Kurz vor Platters Abschied als Landeschef im Frühjahr 2022 wurde er - wohl kein Zufall - nach Wien gehievt. Als Digitalisierungsstaatssekretär bewies sich Tursky als zumindest guter Verkäufer von Maßnahmen, die in Österreich ohnehin längst notwendig schienen oder durch EU-Vorgaben notwendig waren. So erkämpfte er sich in Tranchen immer wieder Millionenbeträge für den in ländlichen Gegenden bis zuletzt vernachlässigten Breitbandausbau. Bei der Umsetzung des europäischen AI-Acts präsentierte sich der junge Staatssekretär zuletzt als Musterschüler bei der Vorbereitung zur Einrichtung einer Regulierungsbehörde und einer Kennzeichnungspflicht.

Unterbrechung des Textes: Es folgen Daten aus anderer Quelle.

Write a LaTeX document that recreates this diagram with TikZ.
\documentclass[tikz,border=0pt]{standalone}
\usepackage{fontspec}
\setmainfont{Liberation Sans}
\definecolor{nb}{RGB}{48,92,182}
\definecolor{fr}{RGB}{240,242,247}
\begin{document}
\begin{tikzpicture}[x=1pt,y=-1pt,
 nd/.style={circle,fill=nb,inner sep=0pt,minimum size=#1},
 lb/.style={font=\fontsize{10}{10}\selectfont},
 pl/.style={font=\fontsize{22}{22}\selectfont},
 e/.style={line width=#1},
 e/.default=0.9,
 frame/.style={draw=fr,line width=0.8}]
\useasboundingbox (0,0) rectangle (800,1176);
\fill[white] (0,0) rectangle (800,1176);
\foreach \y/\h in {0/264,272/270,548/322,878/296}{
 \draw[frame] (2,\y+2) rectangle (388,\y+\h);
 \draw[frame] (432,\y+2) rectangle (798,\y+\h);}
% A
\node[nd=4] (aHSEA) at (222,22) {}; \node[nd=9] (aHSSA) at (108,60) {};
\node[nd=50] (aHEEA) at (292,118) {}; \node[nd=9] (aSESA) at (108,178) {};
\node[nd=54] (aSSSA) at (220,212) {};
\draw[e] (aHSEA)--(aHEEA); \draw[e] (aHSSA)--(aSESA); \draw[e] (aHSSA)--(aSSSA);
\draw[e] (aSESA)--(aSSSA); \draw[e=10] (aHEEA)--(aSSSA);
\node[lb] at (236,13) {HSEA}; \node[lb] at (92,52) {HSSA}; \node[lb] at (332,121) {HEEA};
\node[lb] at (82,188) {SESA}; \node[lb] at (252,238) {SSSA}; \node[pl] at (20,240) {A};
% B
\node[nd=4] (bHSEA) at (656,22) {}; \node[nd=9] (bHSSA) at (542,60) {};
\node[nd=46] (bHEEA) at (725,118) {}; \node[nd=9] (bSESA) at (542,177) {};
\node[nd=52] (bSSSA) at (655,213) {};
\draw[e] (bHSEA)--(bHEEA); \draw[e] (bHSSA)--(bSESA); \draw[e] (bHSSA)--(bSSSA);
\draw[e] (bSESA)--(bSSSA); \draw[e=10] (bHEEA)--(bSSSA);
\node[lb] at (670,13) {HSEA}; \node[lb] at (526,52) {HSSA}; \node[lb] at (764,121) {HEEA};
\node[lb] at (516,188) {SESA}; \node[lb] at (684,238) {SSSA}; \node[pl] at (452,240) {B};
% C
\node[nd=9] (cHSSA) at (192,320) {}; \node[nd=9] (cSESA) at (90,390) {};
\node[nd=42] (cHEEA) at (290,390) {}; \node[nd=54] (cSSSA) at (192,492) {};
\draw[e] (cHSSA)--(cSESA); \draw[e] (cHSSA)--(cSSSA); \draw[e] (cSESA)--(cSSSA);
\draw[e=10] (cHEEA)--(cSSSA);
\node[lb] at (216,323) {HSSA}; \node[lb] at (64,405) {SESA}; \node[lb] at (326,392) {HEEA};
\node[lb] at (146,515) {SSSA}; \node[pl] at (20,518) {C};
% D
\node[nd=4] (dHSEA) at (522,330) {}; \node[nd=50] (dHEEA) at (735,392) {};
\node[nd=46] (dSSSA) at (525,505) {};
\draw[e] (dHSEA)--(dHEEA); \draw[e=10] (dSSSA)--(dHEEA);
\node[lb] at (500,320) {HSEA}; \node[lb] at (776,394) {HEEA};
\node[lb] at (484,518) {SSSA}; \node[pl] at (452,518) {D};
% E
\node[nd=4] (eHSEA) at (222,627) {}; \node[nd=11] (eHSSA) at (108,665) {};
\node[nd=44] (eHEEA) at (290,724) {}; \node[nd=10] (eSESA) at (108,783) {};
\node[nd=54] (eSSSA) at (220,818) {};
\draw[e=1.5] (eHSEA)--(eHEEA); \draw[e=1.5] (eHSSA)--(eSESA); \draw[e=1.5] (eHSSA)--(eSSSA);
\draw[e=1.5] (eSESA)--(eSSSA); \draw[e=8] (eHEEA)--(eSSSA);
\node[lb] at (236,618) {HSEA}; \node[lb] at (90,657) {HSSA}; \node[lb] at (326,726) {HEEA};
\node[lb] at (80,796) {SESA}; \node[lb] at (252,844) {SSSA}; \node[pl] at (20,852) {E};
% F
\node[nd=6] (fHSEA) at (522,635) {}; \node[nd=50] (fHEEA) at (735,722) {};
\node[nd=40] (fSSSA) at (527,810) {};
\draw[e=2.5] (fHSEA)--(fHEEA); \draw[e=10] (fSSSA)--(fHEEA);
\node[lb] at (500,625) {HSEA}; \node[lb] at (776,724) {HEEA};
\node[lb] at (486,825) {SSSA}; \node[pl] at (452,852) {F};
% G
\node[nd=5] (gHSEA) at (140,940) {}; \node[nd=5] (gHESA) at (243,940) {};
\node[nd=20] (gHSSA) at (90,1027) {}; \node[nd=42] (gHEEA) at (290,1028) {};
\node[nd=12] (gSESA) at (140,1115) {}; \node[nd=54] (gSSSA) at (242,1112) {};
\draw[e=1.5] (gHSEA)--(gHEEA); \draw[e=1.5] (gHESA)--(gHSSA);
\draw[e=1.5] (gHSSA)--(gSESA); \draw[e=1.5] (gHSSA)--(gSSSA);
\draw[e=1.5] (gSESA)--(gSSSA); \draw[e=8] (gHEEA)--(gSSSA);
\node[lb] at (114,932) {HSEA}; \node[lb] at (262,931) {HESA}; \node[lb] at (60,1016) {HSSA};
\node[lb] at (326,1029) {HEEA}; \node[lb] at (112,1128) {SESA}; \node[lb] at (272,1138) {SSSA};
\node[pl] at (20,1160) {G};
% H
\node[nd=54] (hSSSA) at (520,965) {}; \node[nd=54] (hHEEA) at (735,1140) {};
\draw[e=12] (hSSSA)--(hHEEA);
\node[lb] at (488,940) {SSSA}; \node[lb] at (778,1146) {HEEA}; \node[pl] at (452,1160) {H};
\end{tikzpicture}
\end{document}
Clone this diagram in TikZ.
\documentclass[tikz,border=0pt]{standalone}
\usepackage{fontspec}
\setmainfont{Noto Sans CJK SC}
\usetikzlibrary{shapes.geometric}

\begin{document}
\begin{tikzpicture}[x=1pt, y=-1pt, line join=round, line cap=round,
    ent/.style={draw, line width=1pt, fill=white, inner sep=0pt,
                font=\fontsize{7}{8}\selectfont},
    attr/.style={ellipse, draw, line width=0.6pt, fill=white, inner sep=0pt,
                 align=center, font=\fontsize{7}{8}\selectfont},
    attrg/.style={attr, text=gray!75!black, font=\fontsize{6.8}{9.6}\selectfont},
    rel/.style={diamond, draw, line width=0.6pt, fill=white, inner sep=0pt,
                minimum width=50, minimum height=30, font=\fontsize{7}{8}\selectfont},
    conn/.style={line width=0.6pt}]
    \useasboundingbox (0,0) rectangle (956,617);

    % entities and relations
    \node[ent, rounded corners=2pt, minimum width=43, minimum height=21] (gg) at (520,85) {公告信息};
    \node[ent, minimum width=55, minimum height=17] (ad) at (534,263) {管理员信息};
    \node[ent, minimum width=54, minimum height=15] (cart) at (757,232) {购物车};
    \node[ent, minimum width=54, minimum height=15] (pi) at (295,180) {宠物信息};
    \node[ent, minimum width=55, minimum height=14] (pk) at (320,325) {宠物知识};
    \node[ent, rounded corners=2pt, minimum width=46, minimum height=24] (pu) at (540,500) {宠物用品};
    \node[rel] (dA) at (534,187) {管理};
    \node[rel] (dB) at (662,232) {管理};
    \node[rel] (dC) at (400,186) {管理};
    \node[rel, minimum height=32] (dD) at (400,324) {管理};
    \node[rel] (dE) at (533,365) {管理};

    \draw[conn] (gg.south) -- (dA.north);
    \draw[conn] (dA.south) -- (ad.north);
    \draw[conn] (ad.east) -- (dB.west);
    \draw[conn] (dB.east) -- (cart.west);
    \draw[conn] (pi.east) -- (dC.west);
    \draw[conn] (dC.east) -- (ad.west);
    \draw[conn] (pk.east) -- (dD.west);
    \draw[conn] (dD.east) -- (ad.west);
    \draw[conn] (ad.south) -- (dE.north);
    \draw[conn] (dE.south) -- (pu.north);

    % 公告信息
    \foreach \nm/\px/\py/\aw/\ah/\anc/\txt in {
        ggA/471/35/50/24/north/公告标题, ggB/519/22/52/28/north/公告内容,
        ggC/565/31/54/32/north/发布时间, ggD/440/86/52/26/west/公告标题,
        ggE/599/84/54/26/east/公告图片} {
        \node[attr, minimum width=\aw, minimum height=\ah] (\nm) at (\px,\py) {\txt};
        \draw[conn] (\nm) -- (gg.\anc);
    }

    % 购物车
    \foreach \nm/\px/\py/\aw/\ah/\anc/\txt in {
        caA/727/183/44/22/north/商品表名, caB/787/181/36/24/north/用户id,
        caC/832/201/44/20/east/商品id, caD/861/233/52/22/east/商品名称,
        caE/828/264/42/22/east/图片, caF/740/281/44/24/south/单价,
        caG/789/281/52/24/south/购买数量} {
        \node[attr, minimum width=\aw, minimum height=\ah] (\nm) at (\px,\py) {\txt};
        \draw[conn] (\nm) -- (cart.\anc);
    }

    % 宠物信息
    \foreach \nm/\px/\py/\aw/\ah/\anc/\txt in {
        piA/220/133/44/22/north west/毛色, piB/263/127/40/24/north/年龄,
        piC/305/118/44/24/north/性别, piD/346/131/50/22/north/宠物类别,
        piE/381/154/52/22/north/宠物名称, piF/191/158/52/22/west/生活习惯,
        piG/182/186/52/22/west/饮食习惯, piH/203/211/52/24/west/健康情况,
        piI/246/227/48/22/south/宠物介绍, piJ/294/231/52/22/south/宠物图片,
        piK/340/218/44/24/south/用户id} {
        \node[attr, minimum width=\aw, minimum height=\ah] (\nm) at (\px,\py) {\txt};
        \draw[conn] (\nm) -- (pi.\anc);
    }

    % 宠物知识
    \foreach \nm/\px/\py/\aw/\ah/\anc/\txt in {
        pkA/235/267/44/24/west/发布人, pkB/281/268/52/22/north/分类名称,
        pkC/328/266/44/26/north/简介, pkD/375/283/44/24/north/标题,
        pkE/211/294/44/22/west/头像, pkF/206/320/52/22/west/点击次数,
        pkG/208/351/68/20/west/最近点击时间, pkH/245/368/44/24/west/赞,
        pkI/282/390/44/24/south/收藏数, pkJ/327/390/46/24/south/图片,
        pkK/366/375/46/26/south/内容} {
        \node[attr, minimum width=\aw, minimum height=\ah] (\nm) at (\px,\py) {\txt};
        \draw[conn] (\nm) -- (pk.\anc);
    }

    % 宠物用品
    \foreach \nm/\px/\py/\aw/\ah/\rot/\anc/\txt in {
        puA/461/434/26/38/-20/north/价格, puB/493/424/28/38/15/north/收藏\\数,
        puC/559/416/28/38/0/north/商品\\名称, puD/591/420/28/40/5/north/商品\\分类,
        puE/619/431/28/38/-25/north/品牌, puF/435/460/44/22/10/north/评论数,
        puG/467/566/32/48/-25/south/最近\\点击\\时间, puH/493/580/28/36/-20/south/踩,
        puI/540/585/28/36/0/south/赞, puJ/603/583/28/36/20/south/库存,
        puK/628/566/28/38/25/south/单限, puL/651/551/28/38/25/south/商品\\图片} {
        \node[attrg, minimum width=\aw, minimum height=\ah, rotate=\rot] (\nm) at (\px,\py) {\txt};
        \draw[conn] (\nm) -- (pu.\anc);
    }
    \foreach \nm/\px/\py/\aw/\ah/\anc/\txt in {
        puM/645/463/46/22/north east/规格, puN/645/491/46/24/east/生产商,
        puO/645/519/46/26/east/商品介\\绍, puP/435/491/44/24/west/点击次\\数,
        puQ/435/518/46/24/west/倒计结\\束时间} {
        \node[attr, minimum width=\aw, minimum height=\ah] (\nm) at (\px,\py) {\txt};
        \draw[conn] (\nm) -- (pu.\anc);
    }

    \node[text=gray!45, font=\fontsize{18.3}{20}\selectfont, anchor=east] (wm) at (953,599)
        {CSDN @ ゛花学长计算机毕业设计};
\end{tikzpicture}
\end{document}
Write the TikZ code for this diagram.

Als Tursky 2017 zu Platter gekommen war, war er bereits kein Unbekannter in schwarzen Tiroler und vor allem Innsbrucker Kreisen. Dabei wählte er weniger die "Ochsentour" über Bezirksorganisationen bzw. klassische Parteiarbeit, die mitunter relativ früh zu politischen Mandaten führen kann. Die "Ställe", aus denen er kam, waren die Junge ÖVP und der ÖVP-nahe Österreichische Cartellverband (ÖCV), dessen Präsident er von 2013 bis 2014 ein Jahr lang war. Mit 18 Jahren war Tursky bereits Landessekretär der Jungen ÖVP in Tirol, daraufhin vier Jahre lang Landesgeschäftsführer. Dann folgten einige Jahre als leitender Mitarbeiter einer nicht ganz ÖVP-fernen Tiroler Kommunikationsagentur - mit Arbeitsplatzschwerpunkt als Standortleiter in Wien, ehe ihn der Ruf Platters ereilte.
Aufgewachsen ist der am 13. Mai 1988 geborene Tursky im Innsbrucker Stadtteil Wilten. Der ÖVP-Politiker ist mit einer Schweizer Juristin liiert und frönt in der Freizeit unter anderem gern Berg- und Klettertouren.